Talkspace therapists Cynthia Catchings, LCSW-S, CFTP, and Rachel O’Neill, Ph.D. LPCC-S, recommend identifying what’s at the root of your stress as a first step in stress management. Catchings has observed that stressors tend to differ by location. She explains, “for example, in Texas, I see more people stressed out about relationships, including infidelity, marriage issues, and divorce, as well as alcohol and substance abuse,” said Catchings. “In the DC metro area, the stressors come from work, performance, and climbing the professional ladder as well as not being able to find a partner and online dating.”
O’Neill emphasized that people tend to get stressed about things that are outside of their control like work, climate change, politics, etc. She finds it helpful for individuals to define what stress uniquely means to them because, in her words, “there are different types of stress that people experience and not all stress is experienced by individuals in the same way.”
Journal Prompt: What are the thoughts and feelings that accompany stress in your life?
In discussing our society’s obsession with overworking, O’Neill referenced Reddit co-founder Alexis Ohanian’s perspective on “hustle porn” — the idea that putting in excessively long hours and working harder than everyone else is the only way to get ahead.
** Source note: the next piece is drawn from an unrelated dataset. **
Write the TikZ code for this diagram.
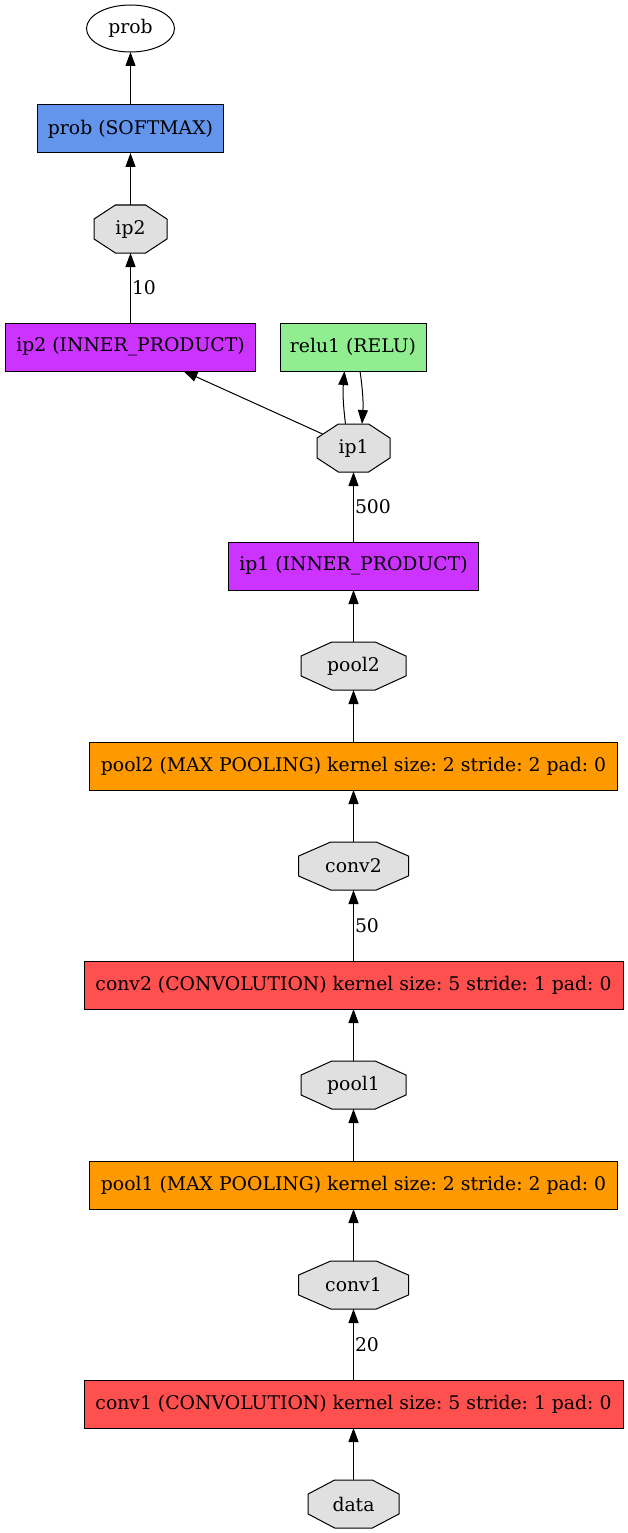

As Ohanian argues, as does much of the research around work stress and burnout, pushing yourself to operate at 110%, 24/7 is counterproductive. “In reality, finding space for self-care, taking breaks, and setting work limits is the key to maintaining productivity and avoiding burnout long term,” said O’Neill.
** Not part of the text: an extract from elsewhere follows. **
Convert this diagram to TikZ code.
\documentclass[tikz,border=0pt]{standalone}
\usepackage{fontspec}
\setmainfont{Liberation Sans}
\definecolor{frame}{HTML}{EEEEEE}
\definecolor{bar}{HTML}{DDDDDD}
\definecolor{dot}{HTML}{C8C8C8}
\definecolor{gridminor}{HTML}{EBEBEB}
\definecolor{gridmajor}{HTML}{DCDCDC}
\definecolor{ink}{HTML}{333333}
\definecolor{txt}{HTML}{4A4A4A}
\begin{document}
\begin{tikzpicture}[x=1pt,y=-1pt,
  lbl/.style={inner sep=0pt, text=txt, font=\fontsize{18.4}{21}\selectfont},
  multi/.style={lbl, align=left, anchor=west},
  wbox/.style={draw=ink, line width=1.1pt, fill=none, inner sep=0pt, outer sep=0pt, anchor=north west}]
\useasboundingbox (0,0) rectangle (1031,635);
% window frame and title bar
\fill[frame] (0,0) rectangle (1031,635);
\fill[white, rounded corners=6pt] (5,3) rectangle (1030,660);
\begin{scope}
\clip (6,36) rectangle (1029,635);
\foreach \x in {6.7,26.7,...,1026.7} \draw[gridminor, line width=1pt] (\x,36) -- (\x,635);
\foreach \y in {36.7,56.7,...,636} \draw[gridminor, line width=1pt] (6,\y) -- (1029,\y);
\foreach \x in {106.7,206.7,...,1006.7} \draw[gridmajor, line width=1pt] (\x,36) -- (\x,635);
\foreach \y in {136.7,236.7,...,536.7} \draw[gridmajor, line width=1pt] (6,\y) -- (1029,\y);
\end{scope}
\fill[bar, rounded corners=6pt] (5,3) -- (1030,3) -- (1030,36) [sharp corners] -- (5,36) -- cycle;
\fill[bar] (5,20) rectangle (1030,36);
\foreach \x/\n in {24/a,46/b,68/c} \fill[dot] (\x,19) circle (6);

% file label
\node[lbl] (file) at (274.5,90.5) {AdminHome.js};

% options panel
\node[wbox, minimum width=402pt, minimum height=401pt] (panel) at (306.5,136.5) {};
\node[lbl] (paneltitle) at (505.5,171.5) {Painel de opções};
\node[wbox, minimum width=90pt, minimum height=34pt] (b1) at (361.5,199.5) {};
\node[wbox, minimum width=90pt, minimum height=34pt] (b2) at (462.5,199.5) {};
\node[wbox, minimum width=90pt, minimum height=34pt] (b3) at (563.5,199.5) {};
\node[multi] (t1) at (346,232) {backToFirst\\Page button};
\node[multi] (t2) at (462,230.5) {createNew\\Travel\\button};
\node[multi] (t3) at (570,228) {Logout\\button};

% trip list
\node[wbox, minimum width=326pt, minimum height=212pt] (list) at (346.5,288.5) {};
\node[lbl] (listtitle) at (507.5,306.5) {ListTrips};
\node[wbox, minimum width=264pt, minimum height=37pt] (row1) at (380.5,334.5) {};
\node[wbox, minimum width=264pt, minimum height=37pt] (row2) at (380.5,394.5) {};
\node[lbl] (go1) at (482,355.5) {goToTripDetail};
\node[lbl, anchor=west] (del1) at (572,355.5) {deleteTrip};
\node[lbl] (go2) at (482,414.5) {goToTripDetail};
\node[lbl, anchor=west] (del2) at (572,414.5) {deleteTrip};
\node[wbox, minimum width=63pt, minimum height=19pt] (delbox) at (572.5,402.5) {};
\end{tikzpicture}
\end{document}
Journal Prompt: What were you taught about what it takes to “get ahead”?
It is well researched that mindfulness meditation can help decrease stress. Both O’Neill and Catchings advocate for the role of mindfulness and meditation practice to help deal with everyday stressors, as well as to safeguard against the buildup of chronic stress. “One of the biggest risks to developing stress is being unaware of the cumulative effects of those daily stressors,” O’Neill shared.
Journal Prompt: How often do you give yourself time to take three deep breaths?
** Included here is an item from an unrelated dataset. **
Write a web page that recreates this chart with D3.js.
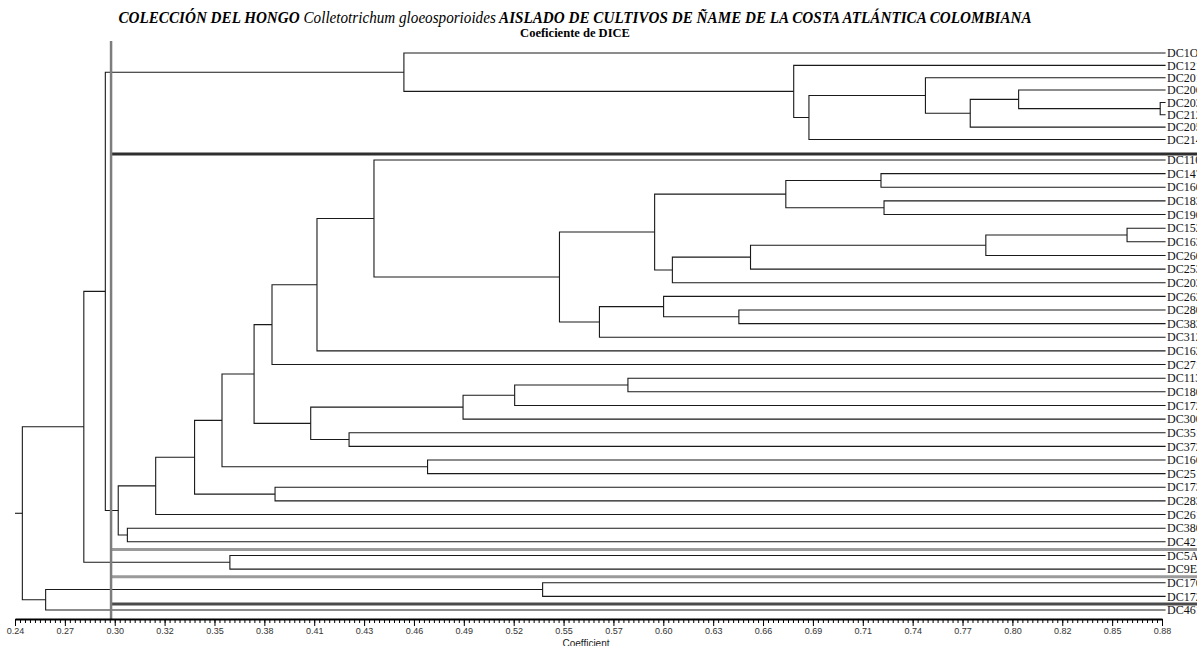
<!DOCTYPE html>
<html>
<head>
<meta charset="utf-8">
<style>
  body { margin: 0; background: #fff; }
  svg { display: block; }
</style>
</head>
<body>
<svg width="1197" height="646"></svg>
<script src="https://d3js.org/d3.v7.min.js"></script>
<script>

// leaf labels, top to bottom (clipped at the right edge like the original)
var leaves = ["DC1O1", "DC121", "DC201", "DC206", "DC203", "DC212", "DC205", "DC214",
              "DC110", "DC147", "DC160", "DC183", "DC190", "DC152", "DC163", "DC260",
              "DC253", "DC203", "DC262", "DC280", "DC383", "DC312", "DC162", "DC271",
              "DC113", "DC180", "DC172", "DC300", "DC351", "DC372", "DC166", "DC251",
              "DC173", "DC283", "DC261", "DC380", "DC421", "DC5A", "DC9E", "DC170",
              "DC172", "DC461"];

// joins: [node id, child a, child b, similarity]  (numbers = leaf index)
var merges = [
  ["T7", 4, 5, 0.879],
  ["T6", 3, "T7", 0.800],
  ["T5", "T6", 6, 0.773],
  ["T4", 2, "T5", 0.748],
  ["T3", "T4", 7, 0.683],
  ["T2", 1, "T3", 0.6745],
  ["T1", 0, "T2", 0.457],
  ["L", 13, 14, 0.8605],
  ["K", "L", 15, 0.7817],
  ["J", "K", 16, 0.6504],
  ["G", "J", 17, 0.6068],
  ["H", 9, 10, 0.7232],
  ["I", 11, 12, 0.7249],
  ["F", "H", "I", 0.6701],
  ["D", "F", "G", 0.5969],
  ["N", 19, 20, 0.6439],
  ["M", 18, "N", 0.6019],
  ["E", "M", 21, 0.5661],
  ["C", "D", "E", 0.5438],
  ["B", 8, "C", 0.4403],
  ["A", "B", 22, 0.4085],
  ["P", "A", 23, 0.3834],
  ["R4", 24, 25, 0.5820],
  ["R2", "R4", 26, 0.5188],
  ["R1", "R2", 27, 0.4900],
  ["R3", 28, 29, 0.4264],
  ["R", "R1", "R3", 0.4050],
  ["Q", "P", "R", 0.3734],
  ["W", 30, 31, 0.4702],
  ["S", "Q", "W", 0.3555],
  ["X", 32, 33, 0.3851],
  ["U", "S", "X", 0.3402],
  ["V7", "U", 34, 0.3185],
  ["V6", 35, 36, 0.3027],
  ["V5", "V7", "V6", 0.2976],
  ["V1", "T1", "V5", 0.2904],
  ["Y", 37, 38, 0.3599],
  ["V2", "V1", "Y", 0.2784],
  ["Z", 39, 40, 0.5344],
  ["V4", "Z", 41, 0.2571],
  ["V3", "V2", "V4", 0.2441]
];

var leafSim = 0.882,   // where leaf branches end
    rootSim = 0.240,
    cutSim = 0.2936;   // grey cut line

// group separators drawn above these leaf indices
var separators = [
  {before: 8, color: "#2e2e2e", width: 3},
  {before: 37, color: "#9a9a9a", width: 3},
  {before: 39, color: "#9a9a9a", width: 3},
  {before: 41, color: "#4a4a4a", width: 3}
];

var axisMin = 0.24, axisMax = 0.88, nMajor = 23, nMinor = 10;

var svg = d3.select("svg"),
    width = +svg.attr("width"),
    height = +svg.attr("height");

var x = d3.scaleLinear().domain([axisMin, axisMax]).range([15, 1162]);

// the top group is printed a little tighter than the rest
var yTop = d3.scalePoint().domain(d3.range(0, 8)).range([53, 139.5]),
    yRest = d3.scalePoint().domain(d3.range(8, leaves.length)).range([160, 610]);
function leafY(i) { return i < 8 ? yTop(i) : yRest(i); }

// positions of every node
var pos = {};
leaves.forEach(function(d, i) { pos[i] = {x: x(leafSim), y: leafY(i)}; });
merges.forEach(function(m) {
  var a = pos[m[1]], b = pos[m[2]];
  pos[m[0]] = {x: x(m[3]), y: (a.y + b.y) / 2, a: a, b: b};
});

// condensed serif headings: squeeze horizontally to the printed width
function condensed(sel, targetWidth) {
  var w = sel.node().getComputedTextLength();
  var t = sel.attr("data-t");
  sel.attr("transform", t + " scale(" + (targetWidth / w) + ",1)");
}

var title = svg.append("text")
    .attr("data-t", "translate(575,23)")
    .attr("text-anchor", "middle")
    .attr("font-family", "'Liberation Serif', serif")
    .attr("font-size", 17)
    .attr("font-style", "italic")
    .attr("font-weight", "bold");
title.append("tspan").text("COLECCIÓN DEL HONGO ");
title.append("tspan").attr("font-weight", "normal").text("Colletotrichum gloeosporioides");
title.append("tspan").text(" AISLADO DE CULTIVOS DE ÑAME DE LA COSTA  ATLÁNTICA COLOMBIANA");
condensed(title, 914);

var subtitle = svg.append("text")
    .attr("data-t", "translate(575,37)")
    .attr("text-anchor", "middle")
    .attr("font-family", "'Liberation Serif', serif")
    .attr("font-size", 12)
    .attr("font-weight", "bold")
    .text("Coeficiente de DICE");
condensed(subtitle, 110);

// dendrogram elbows
var g = svg.append("g")
    .attr("fill", "none")
    .attr("stroke", "#1a1a1a")
    .attr("stroke-width", 1.1);

g.selectAll("path")
  .data(merges)
  .enter().append("path")
    .attr("d", function(m) {
      var p = pos[m[0]];
      return "M" + p.a.x + "," + p.a.y + "H" + p.x + "V" + p.b.y + "H" + p.b.x;
    });

// root stub
var root = pos[merges[merges.length - 1][0]];
g.append("path").attr("d", "M" + x(rootSim) + "," + root.y + "H" + root.x);

// group separators and cut line
svg.append("g").selectAll("line")
  .data(separators)
  .enter().append("line")
    .attr("x1", x(cutSim))
    .attr("x2", width)
    .attr("y1", function(d) { return leafY(d.before) - 6; })
    .attr("y2", function(d) { return leafY(d.before) - 6; })
    .attr("stroke", function(d) { return d.color; })
    .attr("stroke-width", function(d) { return d.width; });

svg.append("line")
    .attr("x1", x(cutSim)).attr("x2", x(cutSim))
    .attr("y1", 41).attr("y2", 619)
    .attr("stroke", "#7d7d7d")
    .attr("stroke-width", 2.5);

// leaf labels
svg.append("g")
    .attr("font-family", "'Liberation Serif', serif")
    .attr("font-size", 12)
    .attr("fill", "#111")
  .selectAll("text")
  .data(leaves)
  .enter().append("text")
    .attr("x", x(leafSim) + 1.5)
    .attr("y", function(d, i) { return leafY(i); })
    .attr("dy", "0.35em")
    .text(function(d) { return d; });

// axis
var step = (axisMax - axisMin) / nMajor;
var majorTicks = d3.range(nMajor + 1).map(function(k) { return axisMin + k * step; }),
    minorTicks = d3.range(nMajor * nMinor + 1).map(function(k) { return axisMin + k * step / nMinor; });

var axisY = 619;

svg.append("g")
    .attr("transform", "translate(0," + axisY + ")")
    .call(d3.axisBottom(x).tickValues(minorTicks).tickSize(4).tickSizeOuter(0).tickFormat(""))
    .call(function(a) { a.select(".domain").attr("stroke-width", 2); });

svg.append("g")
    .attr("transform", "translate(0," + axisY + ")")
    .call(d3.axisBottom(x).tickValues(majorTicks).tickSize(7).tickSizeOuter(0).tickFormat(d3.format(".2f")))
    .call(function(a) {
      a.select(".domain").remove();
      a.selectAll("text")
        .attr("font-family", "'Liberation Sans', sans-serif")
        .attr("font-size", 9)
        .attr("fill", "#333")
        .attr("dy", "0.5em");
    });

svg.append("text")
    .attr("x", 586)
    .attr("y", 647)
    .attr("text-anchor", "middle")
    .attr("font-family", "'Liberation Sans', sans-serif")
    .attr("font-size", 10)
    .attr("fill", "#222")
    .text("Coefficient");

</script>
</body>
</html>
I used to thrive off of being stressed. It was like I purposefully booked myself up with social obligations, client meetings, and personal hobbies so I could fit in with everyone else who was busy and stressed all of the time. It took awhile to get to a place where I felt comfortable saying “no” even when everyone around me was saying “yes.”
“It is known that stress can cause a state similar to a natural high,” explained Catchings. “If we become used to higher degrees of stress, it is sometimes necessary to continue feeling that way, or looking for more stress, because the brain will look for or create chemicals that make us feel good. That starts the addiction process that makes it so difficult for us to stop.” In other words, if it feels scary to dial back on your activities or put in fewer hours at work, your nervous system may just be adjusting to the slower speed and set of priorities. Give it time to recalibrate.
Journal Prompt: If you could say “no” to one thing today, what would it be?
In a society that values productivity and efficiency above all else, it can be hard to slow down without feeling like you are falling behind. Instead of berating yourself for taking a break, spend some time getting clear on what success means to you. Consider the following:
Once you have defined your version of success, you will have a better sense of how to reorganize your life to be able to prioritize what matters most to you.
Journal Prompt: What does success mean to you?
In our outcomes-focused world, stress has become a badge of honor. We push ourselves to our limits thinking that if we do more, produce more, and achieve more, we will somehow be better off. The thing is, there is no finish line. So instead of spending so much time and energy chasing after a moving target, why not figure out what makes you happy? Make that your goal instead.